House prices do not yet reflect the marked increase in consumer confidence following recent interest rate cuts.
On the contrary, the latest QV House Price Index shows values decreased nationally by an average of 2% throughout the three months to the end of August – a fraction of a percentage point more than in the July quarter.
The average home is now worth $905,357, which is almost exactly the same as at the start of the 2024 calendar year.
Home values in Tauranga are now just 0.5% higher on average than at the same time last year.
It follows another quarter of negative growth, with the city’s average home value reducing by 1.5% to $1,015,296.
This includes a small average decline of 0.4% during the month of August, marking three consecutive months of declines.
“Home values have continued to slowly ebb and flow throughout the first eight months of 2024, but they are now effectively flat overall for the calendar year,” said QV operations manager James Wilson.
“This is reflective of a housing market that has been severely constricted by strong economic headwinds – including rising unemployment, credit constraints and, of course, high interest rates.”

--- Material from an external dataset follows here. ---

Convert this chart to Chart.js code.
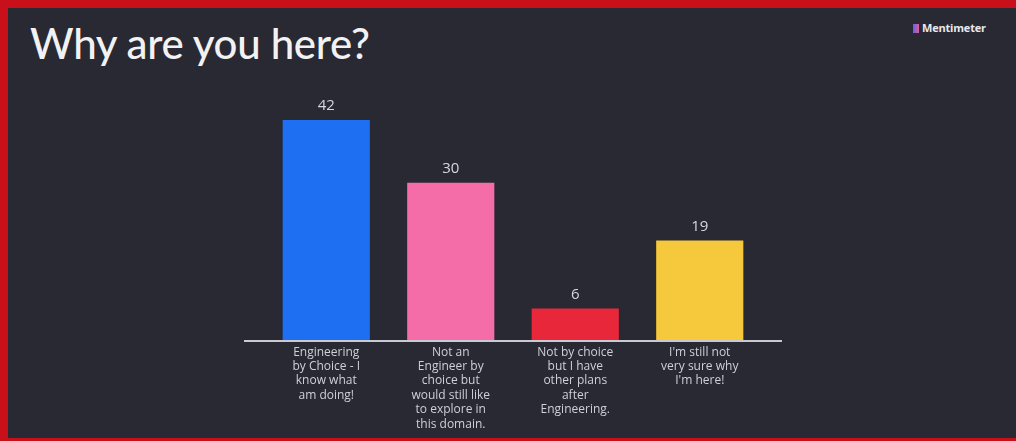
<!DOCTYPE html>
<html>
<head>
<meta charset="utf-8">
<script src="https://cdn.jsdelivr.net/npm/chart.js@4"></script>
<style>
  html, body { margin: 0; padding: 0; width: 1016px; height: 441px; overflow: hidden; background: #c8101a; }
  #panel { position: absolute; left: 8px; top: 8px; right: 0; bottom: 3px; background: #282932; }
  #title { position: absolute; left: 30px; top: 18px; margin: 0; color: #f2f2f4; font: 500 42px Lato, "Open Sans", sans-serif; letter-spacing: -0.3px; }
  #logo { position: absolute; left: 913px; top: 20px; color: #e8e8ee; font: bold 11px "Open Sans", sans-serif; letter-spacing: -0.2px; }
  #logo span { display: inline-block; width: 6px; height: 9px; background: linear-gradient(90deg, #5a62ff, #e65a8c); margin-right: 3px; vertical-align: -1px; }
  #wrap { position: absolute; left: 0; top: 0; width: 1016px; height: 441px; }
</style>
</head>
<body>
<div id="panel"></div>
<h1 id="title">Why are you here?</h1>
<div id="logo"><span></span>Mentimeter</div>
<div id="wrap"><canvas id="votes"></canvas></div>
<script>
const categories = [
  ['Engineering', 'by Choice - I', 'know what', 'am doing!'],
  ['Not an', 'Engineer by', 'choice but', 'would still like', 'to explore in', 'this domain.'],
  ['Not by choice', 'but I have', 'other plans', 'after', 'Engineering.'],
  ["I'm still not", 'very sure why', "I'm here!"]
];
const votes = [42, 30, 6, 19];
const barColors = ['#1f6ff2', '#f46ca8', '#e8283a', '#f6c83c'];

// numbers over the bars + the long baseline
const extras = {
  id: 'extras',
  afterDatasetsDraw(chart) {
    const c = chart.ctx;
    const area = chart.chartArea;
    c.save();
    c.strokeStyle = '#c9c9d2';
    c.lineWidth = 2;
    c.beginPath();
    c.moveTo(area.left - 20, area.bottom + 1);
    c.lineTo(area.right + 20, area.bottom + 1);
    c.stroke();

    c.fillStyle = '#d6d6de';
    c.font = '15px "Open Sans", sans-serif';
    c.textAlign = 'center';
    c.textBaseline = 'middle';
    chart.getDatasetMeta(0).data.forEach((bar, i) => {
      c.fillText(votes[i], bar.x, bar.y - 14);
    });
    c.restore();
  }
};

const ctx = document.getElementById('votes').getContext('2d');

const chart = new Chart(ctx, {
  type: 'bar',
  data: {
    labels: categories,
    datasets: [{
      data: votes,
      backgroundColor: barColors,
      borderWidth: 0,
      categoryPercentage: 1,
      barPercentage: 0.7
    }]
  },
  options: {
    responsive: true,
    maintainAspectRatio: false,
    animation: false,
    events: [],
    layout: { padding: { left: 264, right: 254, top: 78, bottom: 0 } },
    plugins: {
      legend: { display: false },
      tooltip: { enabled: false }
    },
    scales: {
      x: {
        grid: { display: false },
        border: { display: false },
        afterFit(scale) { scale.height = 101; },
        ticks: {
          color: '#cfcfd8',
          padding: -3,
          maxRotation: 0,
          autoSkip: false,
          font: { size: 12, family: '"Open Sans", sans-serif', lineHeight: 1.2 }
        }
      },
      y: {
        display: false,
        min: 0,
        max: 50
      }
    }
  },
  plugins: [extras]
});
</script>
</body>
</html>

“Now that interest rates are finally coming down, we are seeing renewed interest in housing generally across the country. However, this won’t necessarily translate into home value growth while there’s such an excess of stock available for sale. Values will tighten again when prospective buyers aren’t as spoilt for choice as they are currently, which could take a while,” he added.
In the meantime, Aotearoa’s largest cities experienced the largest average home value declines this quarter. Home values in Auckland and Wellington reduced by 2.8% and 3% respectively, with the former recording its seventh consecutive month of negative growth. Hamilton (-1.7%), Tauranga (-1.5%), Christchurch (-1.3%) and Dunedin (-1.1%) also recorded modest quarterly home value reductions in August.
“An abundance of real estate listings – especially in and around our largest cities – is expected to keep a firm lid on home value growth, even as increasing numbers of buyers start coming out of the woodwork as we move into spring. Their prevailing mindset now seems to be one of cautious optimism, that we’re almost through the worst of it and now is a good time to see what’s happening out there in the market,” said Wilson.
“Of course, we also expect to see even more real estate listings in the months ahead, as spring is traditionally when the real estate selling season starts ramping up again. More investors will look to sell properties following the changes to the bright line test back in July, and sellers who pulled their listings after trying and failing to sell earlier in the year may even look to try again now that there’s an uptick in activity and a general sense that confidence amongst buyers is increasing.”
Wilson said this would continue to promote soft-to-flat value conditions nationally in the short term. “Spring has sprung and interest rates are coming down – but don’t expect to see house prices suddenly take off again soon,” he concluded.